Failed tests should produce a complete report: stack of every live goroutine, channel capacities, last 100 emitted values.


Cost Modelling

A merge has three costs:

  1. Per-value CPU: ~150 ns/value on a single core.
  2. Per-value latency: ~1-10 µs depending on scheduler.
  3. Per-input goroutine memory: ~8 KB stack per forwarder, plus channel buffers.

For a service emitting 1M values/sec across 100 inputs:

  • CPU: 1M × 150 ns = 150 ms CPU/sec, i.e. 15% of one core. Fine.
  • Latency: P50 1µs, P99 10µs.

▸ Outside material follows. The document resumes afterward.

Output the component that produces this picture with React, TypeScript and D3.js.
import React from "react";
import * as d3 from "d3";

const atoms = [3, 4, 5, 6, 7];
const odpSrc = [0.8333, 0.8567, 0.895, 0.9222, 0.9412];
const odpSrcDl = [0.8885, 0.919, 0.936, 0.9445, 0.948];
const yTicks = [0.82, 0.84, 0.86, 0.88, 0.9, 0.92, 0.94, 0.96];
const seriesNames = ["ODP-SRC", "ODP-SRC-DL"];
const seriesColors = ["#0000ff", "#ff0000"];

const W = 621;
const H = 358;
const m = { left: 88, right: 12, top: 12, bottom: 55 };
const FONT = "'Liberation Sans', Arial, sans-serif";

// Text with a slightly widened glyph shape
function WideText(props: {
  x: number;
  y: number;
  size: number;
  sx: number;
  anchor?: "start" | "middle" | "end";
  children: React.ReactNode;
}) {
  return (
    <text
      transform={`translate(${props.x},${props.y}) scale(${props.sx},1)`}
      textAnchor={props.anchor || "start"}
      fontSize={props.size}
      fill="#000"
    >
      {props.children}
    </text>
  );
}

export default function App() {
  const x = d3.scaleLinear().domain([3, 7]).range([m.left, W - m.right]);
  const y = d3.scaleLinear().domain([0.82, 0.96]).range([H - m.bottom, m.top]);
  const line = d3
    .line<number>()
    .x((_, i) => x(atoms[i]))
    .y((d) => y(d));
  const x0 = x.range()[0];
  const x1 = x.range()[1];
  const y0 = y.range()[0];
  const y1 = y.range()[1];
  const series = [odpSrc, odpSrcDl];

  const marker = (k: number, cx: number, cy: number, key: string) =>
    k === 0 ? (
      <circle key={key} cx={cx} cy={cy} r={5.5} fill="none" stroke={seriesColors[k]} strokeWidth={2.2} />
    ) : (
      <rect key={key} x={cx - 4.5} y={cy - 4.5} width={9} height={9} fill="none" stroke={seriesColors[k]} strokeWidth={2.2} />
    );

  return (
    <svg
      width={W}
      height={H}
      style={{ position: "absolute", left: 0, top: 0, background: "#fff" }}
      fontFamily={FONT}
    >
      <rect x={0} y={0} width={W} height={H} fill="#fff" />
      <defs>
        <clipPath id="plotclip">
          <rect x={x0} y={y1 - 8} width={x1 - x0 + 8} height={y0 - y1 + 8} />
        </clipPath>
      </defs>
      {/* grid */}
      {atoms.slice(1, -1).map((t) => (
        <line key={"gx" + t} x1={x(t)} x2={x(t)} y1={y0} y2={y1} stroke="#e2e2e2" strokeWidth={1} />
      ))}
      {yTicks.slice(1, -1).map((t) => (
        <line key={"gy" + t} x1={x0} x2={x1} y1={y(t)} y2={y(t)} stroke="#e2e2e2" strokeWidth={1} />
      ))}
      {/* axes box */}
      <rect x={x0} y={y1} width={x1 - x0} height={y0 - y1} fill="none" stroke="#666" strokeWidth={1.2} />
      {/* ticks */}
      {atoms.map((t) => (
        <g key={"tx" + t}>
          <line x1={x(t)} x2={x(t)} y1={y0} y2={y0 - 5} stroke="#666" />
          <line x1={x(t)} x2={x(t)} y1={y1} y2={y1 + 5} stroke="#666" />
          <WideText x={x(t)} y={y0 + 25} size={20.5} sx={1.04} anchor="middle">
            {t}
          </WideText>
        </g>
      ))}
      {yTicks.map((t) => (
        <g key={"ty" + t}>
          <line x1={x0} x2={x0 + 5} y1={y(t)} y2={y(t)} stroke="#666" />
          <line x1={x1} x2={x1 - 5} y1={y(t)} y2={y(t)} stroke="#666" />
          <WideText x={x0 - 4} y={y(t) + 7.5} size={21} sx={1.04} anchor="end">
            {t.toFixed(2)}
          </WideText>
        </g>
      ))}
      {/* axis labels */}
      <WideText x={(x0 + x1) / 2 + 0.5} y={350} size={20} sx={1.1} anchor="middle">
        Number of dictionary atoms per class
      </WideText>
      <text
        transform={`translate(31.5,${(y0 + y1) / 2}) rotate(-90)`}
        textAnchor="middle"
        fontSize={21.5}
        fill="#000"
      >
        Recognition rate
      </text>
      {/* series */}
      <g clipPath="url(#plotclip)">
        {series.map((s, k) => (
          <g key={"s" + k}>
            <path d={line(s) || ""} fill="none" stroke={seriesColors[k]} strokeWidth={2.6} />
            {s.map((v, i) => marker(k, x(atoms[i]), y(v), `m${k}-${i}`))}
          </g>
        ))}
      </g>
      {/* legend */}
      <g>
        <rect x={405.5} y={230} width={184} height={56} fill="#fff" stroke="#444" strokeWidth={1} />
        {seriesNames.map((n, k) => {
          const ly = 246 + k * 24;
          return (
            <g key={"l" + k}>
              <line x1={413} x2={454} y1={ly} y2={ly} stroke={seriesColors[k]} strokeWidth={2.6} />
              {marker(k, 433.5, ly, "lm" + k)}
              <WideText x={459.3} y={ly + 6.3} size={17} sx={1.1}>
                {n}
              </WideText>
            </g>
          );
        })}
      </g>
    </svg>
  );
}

Fine for most use cases.
  • Memory: 100 forwarders × 8 KB = 800 KB stacks; 100 channels × 1 KB buffer = 100 KB. Total ~1 MB. Fine.

If you scale to 10,000 inputs at 100M values/sec, costs scale linearly. The dominant cost becomes the single output channel, which caps at ~10-20M sends/sec on one CPU. Layer the merge into a tree at this scale.


Migration Story

A team migrating from a synchronous loop to a merge-based design follows this rough order:

  1. Identify N producers — usually loops over a slice of resources.
  2. Wrap each producer in a goroutine that emits on a channel.
  3. Replace the synchronous for _, r := range resources loop with merge(ctx, channels...).
  4. Add errgroup if any producer can fail.
  5. Add metrics on every input.
  6. Add goleak test.
  7. Roll out to canary; watch goroutine count and latency.

A common pitfall: forgetting to close channels on producer error. The fix is defer close(out) in every producer goroutine, regardless of how it exits.


Cheat Sheet

Production decision Default
Merge buffer unbuffered output, per-input buffer of 256
Drop policy drop newest for telemetry; block for everything else
Hot-add producers supervisor pattern
Layering tree at >1000 inputs
Per-input metrics always
Goroutine leak test always

Summary

Professional fan-in is operational. The merge function is small; the system around it — supervisors, metrics, drop policy, layered topology, multi-tenant safety — is large. Real production case studies show the same pattern applied with different operability rigour: log shippers, health checkers, search aggregators. Every decision (buffer size, drop policy, error semantics) is documented and observable.